Sorry but you have completely misread my #43. The constraints again: A circular track/tube of fixed diameter, stationary and non-rotating in lab frame. Equal spacing, in the lab frame, between a given number of balls or as you now want it, electrons. Then with the balls/electrons circulating at some appreciable fraction of c, in the approximate co-moving frame for any two adjacent balls/electrons, the separation distance as measured in that frame, has increased by factor γ, not contracted as you somehow read it! Your illustration in #54 is not particularly accurate as it shows the balls/electrons having zero Lorentz contraction along directions of motion. Once again, Lorentz contraction of balls seen in lab frame means more equally sized balls could fit between any two adjacent balls, than when they are stationary in lab frame. Hence, logic demands the measured separation determined in approx co-moving frame is greater, not less, than seen in lab frame. Note the instantaneous shape of constraining circle is an ellipse as seen by any given moving ball. Lorentz contraction of circle in instantaneous direction of ball motion. Transverse length unchanged.
Yes, that is a great insight, and I agree.

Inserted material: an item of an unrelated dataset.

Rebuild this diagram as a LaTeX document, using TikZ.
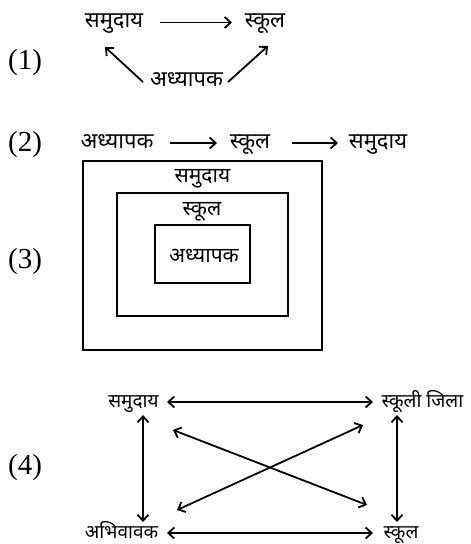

That is why I wrote, "This is where some people conclude that the geometry of the ring (in the ball's own rotating frame) must be non-Euclidean." The geometry in one ball's own non-inertial reference frame really doesn't have to be non-Euclidean -- simply allowing the ball to substitute the approximate co-moving inertial frame coordinates keeps the geometry Euclidean. In that case, as you said, the circular track would be an ellipse, with the one ball in question at one vertex, where locally the ball would measure itself as having essentially no length contraction. But the ball in question would also say that the ball at the opposite vertex of the ellipse was very much length contracted. This would allow all of the extra balls to fit in a Euclidean way, because most of them would be concentrated toward that opposite vertex, where there is very much length contraction of the balls.